Workplace Ergonomics: Posture is the Key
By setting up your computer workstation optimally and paying attention to a few key elements of positioning and alignment we can greatly reduce our chance of an ergonomic injury such as carpal tunnel syndrome or repetitive stress injury.
We begin by conducting an honest evaluation of working posture. We are aiming for a balanced and neutral overall position. Let’s go from the top down. When sitting at your computer start by ensuring your workstation is arranged so that your head and neck are upright. In other words, the head, neck, and torso are in line and not bent down or back. Next, face forward. This seems like simple common sense, but one of the most common things we run into is people having their monitor or the keyboard off to one side, forcing them to twist the head, neck, or trunk while working. It is best if the trunk or torso is perpendicular to the floor. As light lean back into a good backrest is ok, but having to lean forward is asking for trouble.
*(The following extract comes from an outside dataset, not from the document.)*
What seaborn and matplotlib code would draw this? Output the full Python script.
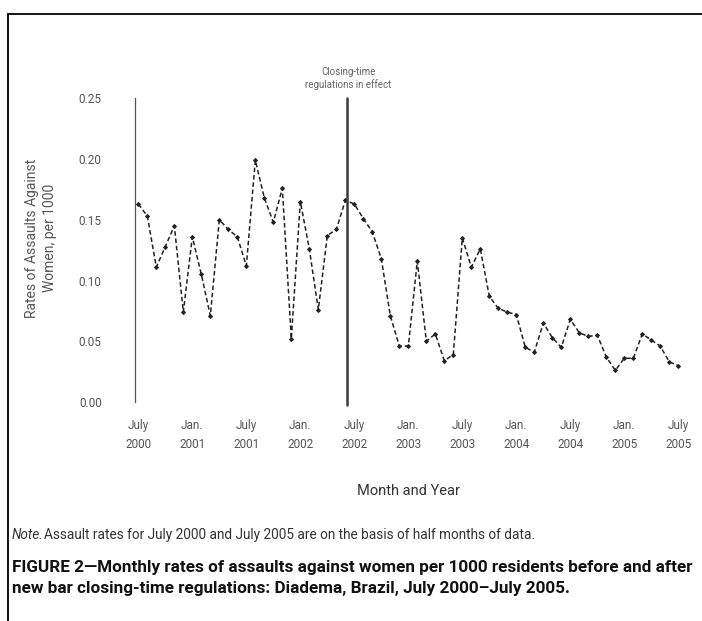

Now let us move down to our shoulders and arms. Shoulders and upper arms should also generally be in-line with your torso and nearly perpendicular to the floor. This is where most folks will harbor tension, so try to maintain awareness throughout the work shift and keep them relaxed. Try not to hunch shoulders up or stretch forward. Keep upper arms and elbows close to the body and comfortably hanging or supported on armrests. Lower arms, i.e. forearms, wrists, and hands, should remain straight and roughly 90 degrees to the upper arms. Pay particular attention to the wrists. If they are not kept straight in-line with the hands and are bent up, down, or sideways, you are asking for wrist strain that could lead to carpal tunnel syndrome and serious problems.
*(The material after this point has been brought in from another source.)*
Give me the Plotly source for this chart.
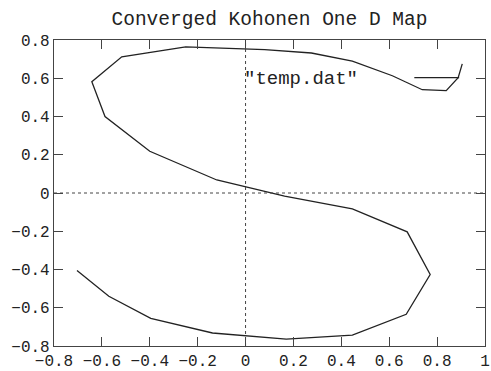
import plotly.graph_objects as go

# Kohonen 1-D map node positions, in chain order
node_x = [-0.704, -0.571, -0.396, -0.138, 0.17, 0.446, 0.671, 0.771, 0.675, 0.446,
          0.163, -0.12, -0.40, -0.587, -0.642, -0.517, -0.25, 0.08, 0.275, 0.446,
          0.613, 0.738, 0.838, 0.888, 0.905]
node_y = [-0.405, -0.54, -0.655, -0.732, -0.764, -0.743, -0.634, -0.426, -0.203, -0.083,
          -0.016, 0.068, 0.218, 0.40, 0.582, 0.712, 0.764, 0.75, 0.732, 0.69,
          0.613, 0.54, 0.535, 0.603, 0.675]

x_ticks = [-0.8, -0.6, -0.4, -0.2, 0, 0.2, 0.4, 0.6, 0.8, 1]
y_ticks = [-0.8, -0.6, -0.4, -0.2, 0, 0.2, 0.4, 0.6, 0.8]

title_text = "Converged Kohonen One D Map"
series_name = '"temp.dat"'

FONT = "Liberation Mono, Courier New, monospace"
INK = "#222222"

fig = go.Figure()
fig.add_trace(go.Scatter(x=node_x, y=node_y, mode="lines",
                         line=dict(color=INK, width=1.3), name=series_name,
                         showlegend=False))

axis_common = dict(showgrid=False, zeroline=False, showline=True, linecolor="#444444",
                   linewidth=1.2, mirror="ticks", ticks="inside", ticklen=9,
                   tickwidth=1.2, tickcolor="#444444", automargin=False,
                   tickfont=dict(family=FONT, size=16, color=INK))

fig.update_xaxes(range=[-0.8, 1], tickvals=x_ticks,
                 ticktext=[("%g" % v).replace("-", "\u2212") for v in x_ticks],
                 ticklabelstandoff=0, **axis_common)
fig.update_yaxes(range=[-0.8, 0.8], tickvals=y_ticks,
                 ticktext=[("%g" % v).replace("-", "\u2212") for v in y_ticks],
                 **axis_common)

# dotted zero axes
fig.add_shape(type="line", xref="x", yref="paper", x0=0, x1=0, y0=0, y1=1,
              line=dict(color="#444444", width=1, dash="dot"))
fig.add_shape(type="line", xref="paper", yref="y", x0=0, x1=1, y0=0, y1=0,
              line=dict(color="#444444", width=1, dash="dot"))

# gnuplot-style key: text then sample line
fig.add_annotation(xref="paper", yref="paper", x=0.71, y=0.873, text=series_name,
                   showarrow=False, xanchor="right", yanchor="middle",
                   font=dict(family=FONT, size=19, color=INK))
fig.add_shape(type="line", xref="paper", yref="paper", x0=0.836, x1=0.94,
              y0=0.877, y1=0.877, line=dict(color=INK, width=1.3))

fig.update_layout(
    width=491, height=371,
    margin=dict(l=54, r=6, t=40, b=25),
    paper_bgcolor="white", plot_bgcolor="white",
    title=dict(text=title_text, xref="paper", x=0.5, xanchor="center",
               y=0.952, yanchor="middle",
               font=dict(family=FONT, size=19.5, color=INK)),
)

fig.write_html("out.html")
The final third is focused on a good foundation. The legs should form a near 90 degree angle with the thighs horizontal and parallel to the floor and the lower legs perpendicular to the floor. It is okay if the thighs are slightly higher than the knees. Do not allow thighs to be lower than the knees as this tends to induce a forward lean and corresponding poor posture. Feet should rest comfortably flat on the floor or be supported with a sound footrest.